◆ **Work to be completed**: Check each line of the material below, and copy it if it holds the string "that".

◆ **Stored rows**:
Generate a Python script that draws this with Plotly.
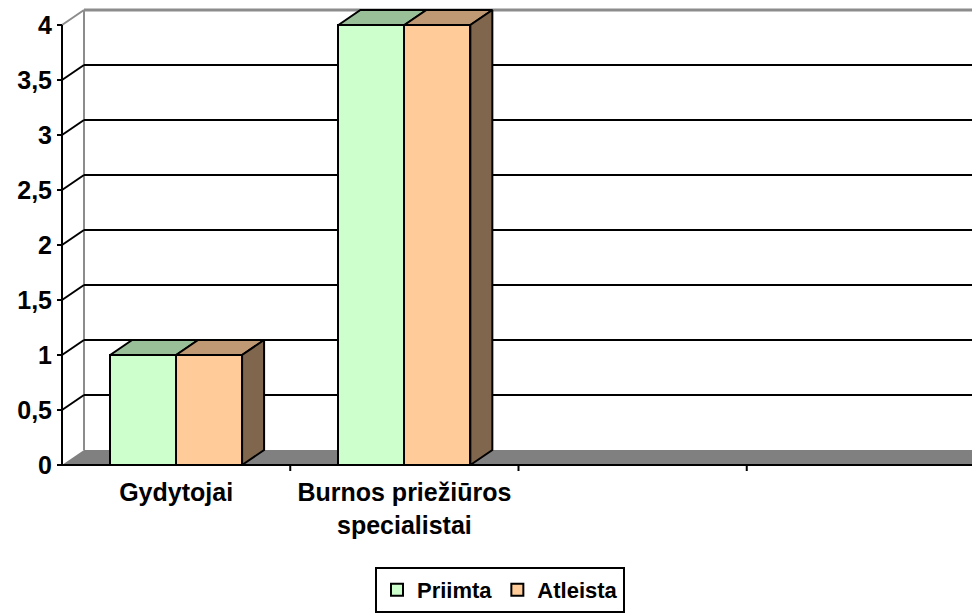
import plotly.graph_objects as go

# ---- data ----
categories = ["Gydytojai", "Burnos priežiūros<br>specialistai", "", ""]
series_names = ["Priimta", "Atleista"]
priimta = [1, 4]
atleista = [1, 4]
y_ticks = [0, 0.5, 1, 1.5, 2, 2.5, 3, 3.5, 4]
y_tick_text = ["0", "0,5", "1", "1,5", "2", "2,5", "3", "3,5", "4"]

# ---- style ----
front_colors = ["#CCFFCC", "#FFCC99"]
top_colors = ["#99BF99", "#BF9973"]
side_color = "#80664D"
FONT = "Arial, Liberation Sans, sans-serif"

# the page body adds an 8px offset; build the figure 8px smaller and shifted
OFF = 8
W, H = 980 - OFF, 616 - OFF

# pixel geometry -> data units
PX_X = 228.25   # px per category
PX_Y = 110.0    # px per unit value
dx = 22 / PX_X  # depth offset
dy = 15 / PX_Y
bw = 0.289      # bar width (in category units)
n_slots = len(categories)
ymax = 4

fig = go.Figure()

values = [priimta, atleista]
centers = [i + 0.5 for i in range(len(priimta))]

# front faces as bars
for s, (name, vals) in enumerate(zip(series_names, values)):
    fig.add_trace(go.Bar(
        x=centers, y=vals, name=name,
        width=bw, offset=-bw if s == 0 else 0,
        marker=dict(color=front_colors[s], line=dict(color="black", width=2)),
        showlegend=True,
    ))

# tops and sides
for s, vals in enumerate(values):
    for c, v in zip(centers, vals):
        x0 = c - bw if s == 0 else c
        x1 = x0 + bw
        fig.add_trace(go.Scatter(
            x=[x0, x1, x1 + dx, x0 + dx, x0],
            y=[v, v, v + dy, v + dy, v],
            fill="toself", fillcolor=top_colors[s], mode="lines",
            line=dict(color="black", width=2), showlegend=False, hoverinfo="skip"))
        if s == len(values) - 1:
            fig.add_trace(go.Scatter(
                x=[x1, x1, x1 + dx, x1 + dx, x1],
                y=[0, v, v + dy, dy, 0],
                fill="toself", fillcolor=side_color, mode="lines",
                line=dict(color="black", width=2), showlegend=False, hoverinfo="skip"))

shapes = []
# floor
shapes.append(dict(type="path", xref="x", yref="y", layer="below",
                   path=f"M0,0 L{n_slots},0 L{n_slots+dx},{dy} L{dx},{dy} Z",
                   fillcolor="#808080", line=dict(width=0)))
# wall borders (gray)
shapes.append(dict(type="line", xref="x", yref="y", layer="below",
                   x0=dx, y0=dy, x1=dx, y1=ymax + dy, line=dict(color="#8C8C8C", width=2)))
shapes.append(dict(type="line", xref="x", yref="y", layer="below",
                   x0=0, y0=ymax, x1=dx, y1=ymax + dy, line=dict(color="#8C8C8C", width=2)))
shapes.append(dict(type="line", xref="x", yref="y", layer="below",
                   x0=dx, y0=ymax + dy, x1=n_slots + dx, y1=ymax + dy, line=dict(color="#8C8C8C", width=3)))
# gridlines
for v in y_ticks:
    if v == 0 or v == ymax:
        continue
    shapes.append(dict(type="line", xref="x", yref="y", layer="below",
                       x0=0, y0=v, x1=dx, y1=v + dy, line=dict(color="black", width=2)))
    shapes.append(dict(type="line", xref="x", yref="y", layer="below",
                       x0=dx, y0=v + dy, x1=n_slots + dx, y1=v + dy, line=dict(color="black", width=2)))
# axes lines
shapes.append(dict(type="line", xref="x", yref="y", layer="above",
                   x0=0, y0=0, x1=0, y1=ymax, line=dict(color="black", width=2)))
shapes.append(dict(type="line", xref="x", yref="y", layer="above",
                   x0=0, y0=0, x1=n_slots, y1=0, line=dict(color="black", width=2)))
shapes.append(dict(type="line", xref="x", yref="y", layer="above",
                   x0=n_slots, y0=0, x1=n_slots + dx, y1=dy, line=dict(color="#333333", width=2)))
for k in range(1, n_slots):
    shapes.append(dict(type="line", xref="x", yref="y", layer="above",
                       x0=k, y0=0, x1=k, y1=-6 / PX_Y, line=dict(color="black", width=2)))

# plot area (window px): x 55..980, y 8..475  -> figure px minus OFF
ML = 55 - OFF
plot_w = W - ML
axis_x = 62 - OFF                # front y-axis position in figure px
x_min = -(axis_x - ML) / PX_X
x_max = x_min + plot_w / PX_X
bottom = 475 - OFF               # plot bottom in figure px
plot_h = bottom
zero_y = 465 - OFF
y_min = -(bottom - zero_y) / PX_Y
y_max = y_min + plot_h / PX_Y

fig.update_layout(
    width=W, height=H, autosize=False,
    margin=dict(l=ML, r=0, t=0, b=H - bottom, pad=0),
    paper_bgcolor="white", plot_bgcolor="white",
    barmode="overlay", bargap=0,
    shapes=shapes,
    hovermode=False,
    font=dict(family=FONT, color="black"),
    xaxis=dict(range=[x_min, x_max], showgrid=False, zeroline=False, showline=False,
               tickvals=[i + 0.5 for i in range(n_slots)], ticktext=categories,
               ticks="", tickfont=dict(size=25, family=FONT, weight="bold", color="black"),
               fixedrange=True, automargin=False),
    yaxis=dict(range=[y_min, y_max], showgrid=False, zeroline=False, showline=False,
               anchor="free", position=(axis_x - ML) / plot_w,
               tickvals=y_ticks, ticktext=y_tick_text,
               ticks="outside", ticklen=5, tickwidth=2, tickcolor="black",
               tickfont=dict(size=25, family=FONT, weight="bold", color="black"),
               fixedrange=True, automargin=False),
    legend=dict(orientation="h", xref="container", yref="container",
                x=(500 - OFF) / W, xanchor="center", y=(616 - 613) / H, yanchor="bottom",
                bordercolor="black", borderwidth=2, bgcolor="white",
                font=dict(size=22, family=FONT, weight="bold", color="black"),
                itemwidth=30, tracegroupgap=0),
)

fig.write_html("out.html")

--

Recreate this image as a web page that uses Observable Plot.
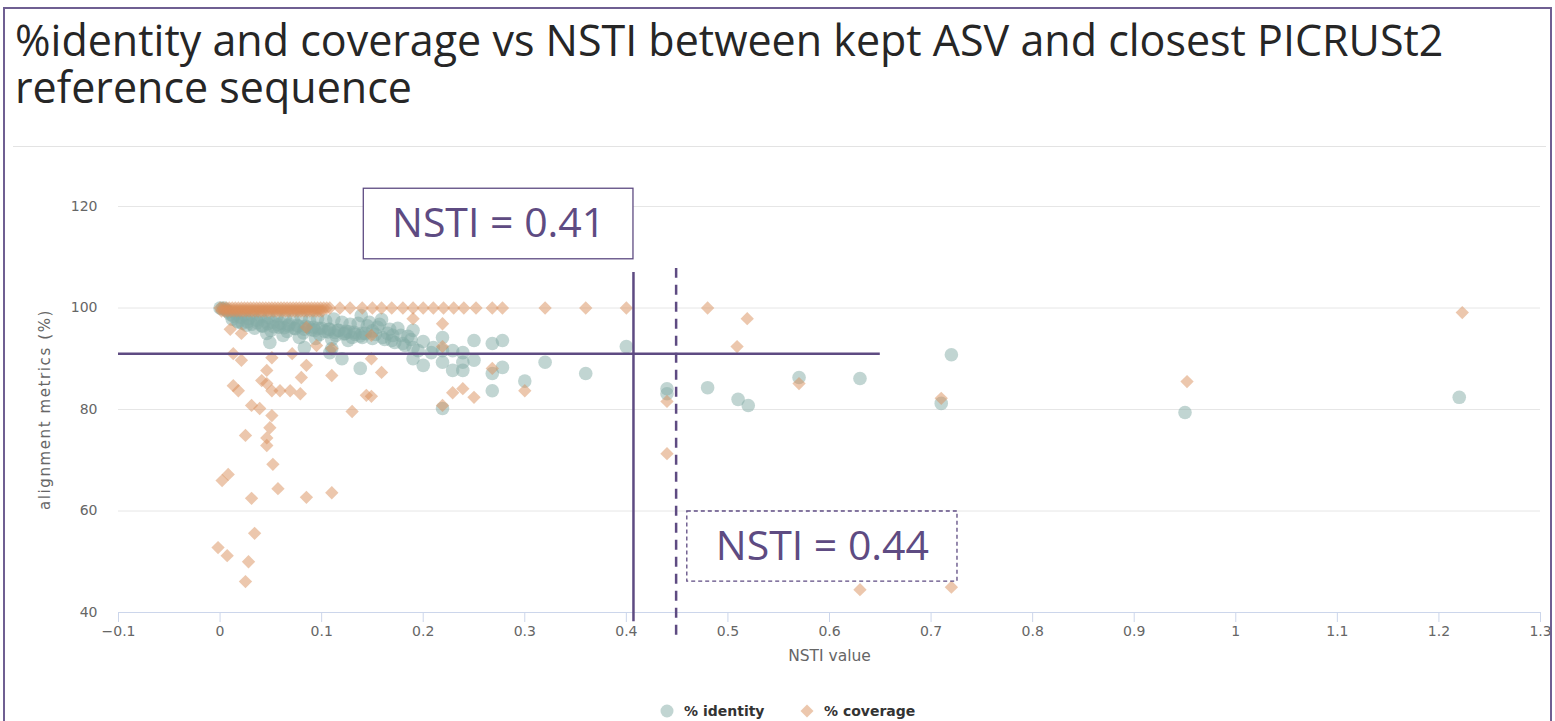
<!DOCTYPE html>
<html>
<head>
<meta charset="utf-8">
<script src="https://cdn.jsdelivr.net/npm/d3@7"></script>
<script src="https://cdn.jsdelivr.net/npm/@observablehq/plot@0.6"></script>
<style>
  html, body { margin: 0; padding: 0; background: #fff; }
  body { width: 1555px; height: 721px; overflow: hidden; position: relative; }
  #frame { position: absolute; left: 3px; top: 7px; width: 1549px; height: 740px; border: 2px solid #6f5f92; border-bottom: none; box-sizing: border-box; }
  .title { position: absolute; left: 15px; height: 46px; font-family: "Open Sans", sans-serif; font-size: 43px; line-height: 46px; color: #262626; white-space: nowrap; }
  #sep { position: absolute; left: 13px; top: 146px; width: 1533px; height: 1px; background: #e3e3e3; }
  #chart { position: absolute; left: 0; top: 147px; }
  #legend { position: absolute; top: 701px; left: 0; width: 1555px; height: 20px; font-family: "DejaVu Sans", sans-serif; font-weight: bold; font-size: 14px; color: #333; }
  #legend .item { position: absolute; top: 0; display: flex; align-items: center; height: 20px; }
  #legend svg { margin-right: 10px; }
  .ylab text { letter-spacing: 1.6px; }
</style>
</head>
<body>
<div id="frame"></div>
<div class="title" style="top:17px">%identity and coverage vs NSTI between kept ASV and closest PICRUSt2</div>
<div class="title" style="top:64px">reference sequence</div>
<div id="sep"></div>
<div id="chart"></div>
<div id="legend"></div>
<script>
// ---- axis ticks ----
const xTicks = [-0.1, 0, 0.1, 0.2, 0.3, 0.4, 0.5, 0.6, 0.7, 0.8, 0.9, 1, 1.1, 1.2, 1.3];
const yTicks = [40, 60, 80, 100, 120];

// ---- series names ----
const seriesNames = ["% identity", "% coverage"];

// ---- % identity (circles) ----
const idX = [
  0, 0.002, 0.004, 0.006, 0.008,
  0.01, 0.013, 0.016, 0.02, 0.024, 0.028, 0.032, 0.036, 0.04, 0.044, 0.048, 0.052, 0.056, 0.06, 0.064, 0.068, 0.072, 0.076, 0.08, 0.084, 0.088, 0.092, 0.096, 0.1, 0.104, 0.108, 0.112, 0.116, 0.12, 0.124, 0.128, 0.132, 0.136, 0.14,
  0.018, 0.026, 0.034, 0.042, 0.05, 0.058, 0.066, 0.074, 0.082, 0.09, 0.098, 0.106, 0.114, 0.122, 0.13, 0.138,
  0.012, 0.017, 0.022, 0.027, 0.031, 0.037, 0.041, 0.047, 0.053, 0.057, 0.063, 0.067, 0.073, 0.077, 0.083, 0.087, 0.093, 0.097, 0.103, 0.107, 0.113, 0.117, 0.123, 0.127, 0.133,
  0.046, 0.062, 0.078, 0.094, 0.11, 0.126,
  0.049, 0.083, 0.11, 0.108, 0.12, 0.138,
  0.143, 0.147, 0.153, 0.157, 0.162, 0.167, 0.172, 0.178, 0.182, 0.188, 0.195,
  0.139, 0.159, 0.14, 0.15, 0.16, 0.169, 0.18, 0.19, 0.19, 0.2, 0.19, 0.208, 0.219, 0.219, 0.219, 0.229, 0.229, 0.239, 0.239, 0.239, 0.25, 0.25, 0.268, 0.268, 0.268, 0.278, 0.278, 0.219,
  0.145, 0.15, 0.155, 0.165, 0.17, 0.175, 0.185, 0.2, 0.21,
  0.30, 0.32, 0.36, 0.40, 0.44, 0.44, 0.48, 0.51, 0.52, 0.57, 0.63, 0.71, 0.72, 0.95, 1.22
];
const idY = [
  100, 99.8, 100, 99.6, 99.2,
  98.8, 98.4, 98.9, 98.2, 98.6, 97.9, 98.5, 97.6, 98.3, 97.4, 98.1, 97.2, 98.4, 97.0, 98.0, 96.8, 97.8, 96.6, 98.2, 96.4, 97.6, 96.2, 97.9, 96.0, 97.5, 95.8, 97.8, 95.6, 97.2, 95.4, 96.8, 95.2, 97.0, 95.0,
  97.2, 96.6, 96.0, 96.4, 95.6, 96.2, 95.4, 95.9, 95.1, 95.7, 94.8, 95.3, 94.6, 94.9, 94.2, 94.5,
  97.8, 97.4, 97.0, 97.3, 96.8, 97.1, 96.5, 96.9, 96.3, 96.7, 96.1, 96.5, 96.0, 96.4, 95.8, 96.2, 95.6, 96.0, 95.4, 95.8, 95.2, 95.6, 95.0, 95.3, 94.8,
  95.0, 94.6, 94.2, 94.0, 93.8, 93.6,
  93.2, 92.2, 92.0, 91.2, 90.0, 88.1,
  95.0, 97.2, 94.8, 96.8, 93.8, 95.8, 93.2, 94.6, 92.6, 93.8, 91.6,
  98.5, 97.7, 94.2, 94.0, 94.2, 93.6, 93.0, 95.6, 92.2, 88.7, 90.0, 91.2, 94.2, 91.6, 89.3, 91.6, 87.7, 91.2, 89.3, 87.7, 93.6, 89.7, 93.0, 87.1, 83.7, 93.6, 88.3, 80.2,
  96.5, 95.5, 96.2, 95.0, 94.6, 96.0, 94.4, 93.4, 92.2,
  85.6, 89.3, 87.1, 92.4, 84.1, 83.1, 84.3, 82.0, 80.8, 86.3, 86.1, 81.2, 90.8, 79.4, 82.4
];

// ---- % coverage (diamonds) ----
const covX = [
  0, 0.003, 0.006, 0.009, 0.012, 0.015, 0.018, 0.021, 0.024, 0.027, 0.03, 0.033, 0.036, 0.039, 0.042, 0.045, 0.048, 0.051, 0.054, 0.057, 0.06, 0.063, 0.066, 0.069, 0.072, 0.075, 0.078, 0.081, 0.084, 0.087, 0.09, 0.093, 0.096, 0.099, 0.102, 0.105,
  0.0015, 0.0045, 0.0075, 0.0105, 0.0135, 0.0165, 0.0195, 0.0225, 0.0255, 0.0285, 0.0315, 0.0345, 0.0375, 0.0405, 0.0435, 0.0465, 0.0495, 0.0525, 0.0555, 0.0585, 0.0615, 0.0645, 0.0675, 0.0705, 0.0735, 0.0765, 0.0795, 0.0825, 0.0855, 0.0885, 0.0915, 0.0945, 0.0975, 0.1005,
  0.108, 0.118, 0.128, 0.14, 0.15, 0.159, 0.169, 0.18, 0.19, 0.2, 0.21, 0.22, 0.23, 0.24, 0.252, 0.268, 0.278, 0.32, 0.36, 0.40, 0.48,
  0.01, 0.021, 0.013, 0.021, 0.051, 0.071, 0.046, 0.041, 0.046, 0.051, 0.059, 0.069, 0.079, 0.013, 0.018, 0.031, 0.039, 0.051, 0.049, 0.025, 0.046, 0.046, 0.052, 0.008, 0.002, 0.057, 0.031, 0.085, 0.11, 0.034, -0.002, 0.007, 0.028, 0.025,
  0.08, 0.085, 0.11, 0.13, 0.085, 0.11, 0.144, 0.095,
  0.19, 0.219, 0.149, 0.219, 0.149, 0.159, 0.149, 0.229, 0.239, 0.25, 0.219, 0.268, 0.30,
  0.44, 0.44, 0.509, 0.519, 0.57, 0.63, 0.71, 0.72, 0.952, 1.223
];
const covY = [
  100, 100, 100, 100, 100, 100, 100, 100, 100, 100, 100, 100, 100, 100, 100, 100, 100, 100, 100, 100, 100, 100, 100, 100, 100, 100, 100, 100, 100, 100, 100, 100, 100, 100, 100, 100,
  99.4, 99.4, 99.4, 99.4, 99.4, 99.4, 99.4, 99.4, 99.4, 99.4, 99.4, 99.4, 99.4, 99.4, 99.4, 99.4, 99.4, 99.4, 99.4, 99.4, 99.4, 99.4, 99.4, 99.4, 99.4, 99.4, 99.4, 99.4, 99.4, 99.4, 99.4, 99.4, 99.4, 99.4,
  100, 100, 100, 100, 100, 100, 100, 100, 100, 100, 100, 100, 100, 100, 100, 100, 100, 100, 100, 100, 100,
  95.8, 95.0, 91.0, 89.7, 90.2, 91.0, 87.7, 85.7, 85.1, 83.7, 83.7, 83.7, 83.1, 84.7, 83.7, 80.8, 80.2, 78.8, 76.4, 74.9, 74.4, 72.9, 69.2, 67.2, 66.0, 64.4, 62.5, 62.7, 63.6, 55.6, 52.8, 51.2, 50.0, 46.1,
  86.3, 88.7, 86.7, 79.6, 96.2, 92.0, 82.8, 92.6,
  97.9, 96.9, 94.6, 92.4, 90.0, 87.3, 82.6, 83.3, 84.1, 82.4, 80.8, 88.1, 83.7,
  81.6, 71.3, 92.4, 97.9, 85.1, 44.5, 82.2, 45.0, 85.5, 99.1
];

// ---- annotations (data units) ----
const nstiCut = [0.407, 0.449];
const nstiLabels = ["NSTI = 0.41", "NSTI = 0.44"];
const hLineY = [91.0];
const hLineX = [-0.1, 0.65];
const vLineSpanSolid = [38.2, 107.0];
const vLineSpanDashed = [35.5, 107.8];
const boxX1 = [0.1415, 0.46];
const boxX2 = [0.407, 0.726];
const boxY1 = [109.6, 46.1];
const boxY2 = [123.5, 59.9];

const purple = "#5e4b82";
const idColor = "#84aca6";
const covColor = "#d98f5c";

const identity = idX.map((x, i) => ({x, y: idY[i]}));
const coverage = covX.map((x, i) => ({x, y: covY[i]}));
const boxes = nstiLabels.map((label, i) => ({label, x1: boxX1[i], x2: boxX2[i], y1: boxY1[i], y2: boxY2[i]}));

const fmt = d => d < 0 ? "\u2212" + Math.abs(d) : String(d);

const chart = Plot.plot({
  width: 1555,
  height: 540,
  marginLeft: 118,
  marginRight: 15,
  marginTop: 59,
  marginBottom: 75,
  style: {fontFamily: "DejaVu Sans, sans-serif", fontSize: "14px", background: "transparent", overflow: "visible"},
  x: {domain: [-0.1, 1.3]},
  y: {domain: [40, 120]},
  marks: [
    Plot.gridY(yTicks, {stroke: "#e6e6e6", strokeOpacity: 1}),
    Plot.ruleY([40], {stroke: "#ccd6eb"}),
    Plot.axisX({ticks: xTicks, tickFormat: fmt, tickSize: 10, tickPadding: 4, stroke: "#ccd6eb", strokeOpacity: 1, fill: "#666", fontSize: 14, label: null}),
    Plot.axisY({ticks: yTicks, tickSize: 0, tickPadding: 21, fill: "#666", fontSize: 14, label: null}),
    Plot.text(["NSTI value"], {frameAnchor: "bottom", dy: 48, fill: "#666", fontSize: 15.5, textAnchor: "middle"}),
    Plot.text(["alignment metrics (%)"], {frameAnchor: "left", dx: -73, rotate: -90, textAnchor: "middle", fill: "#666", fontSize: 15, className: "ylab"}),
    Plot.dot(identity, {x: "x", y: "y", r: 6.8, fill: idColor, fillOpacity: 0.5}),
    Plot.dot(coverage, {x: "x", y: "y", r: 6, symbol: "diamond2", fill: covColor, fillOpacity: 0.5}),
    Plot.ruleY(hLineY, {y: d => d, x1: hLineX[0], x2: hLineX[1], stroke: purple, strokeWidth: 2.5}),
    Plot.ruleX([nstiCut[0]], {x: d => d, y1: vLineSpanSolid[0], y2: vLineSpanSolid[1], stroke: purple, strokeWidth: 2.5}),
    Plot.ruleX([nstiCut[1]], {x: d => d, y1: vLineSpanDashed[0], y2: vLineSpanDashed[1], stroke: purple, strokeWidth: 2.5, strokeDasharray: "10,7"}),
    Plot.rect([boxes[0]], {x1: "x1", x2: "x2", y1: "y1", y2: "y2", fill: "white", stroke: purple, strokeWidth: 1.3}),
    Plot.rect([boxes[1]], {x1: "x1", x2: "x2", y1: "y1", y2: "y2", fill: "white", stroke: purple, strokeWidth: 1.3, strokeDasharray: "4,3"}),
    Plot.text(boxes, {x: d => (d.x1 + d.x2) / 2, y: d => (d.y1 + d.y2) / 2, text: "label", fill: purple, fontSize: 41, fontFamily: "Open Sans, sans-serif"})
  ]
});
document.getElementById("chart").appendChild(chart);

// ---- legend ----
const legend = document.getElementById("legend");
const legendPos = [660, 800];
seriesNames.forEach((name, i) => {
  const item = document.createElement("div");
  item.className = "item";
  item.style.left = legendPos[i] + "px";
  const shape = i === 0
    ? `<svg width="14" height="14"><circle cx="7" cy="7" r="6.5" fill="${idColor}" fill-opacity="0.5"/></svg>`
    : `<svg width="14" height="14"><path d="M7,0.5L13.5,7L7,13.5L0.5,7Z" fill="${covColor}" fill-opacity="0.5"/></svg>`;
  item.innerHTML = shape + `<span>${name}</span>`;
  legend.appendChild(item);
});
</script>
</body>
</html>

◆ **Expected answer**:
Generate a Python script that draws this with Plotly.
Recreate this image as a web page that uses Observable Plot.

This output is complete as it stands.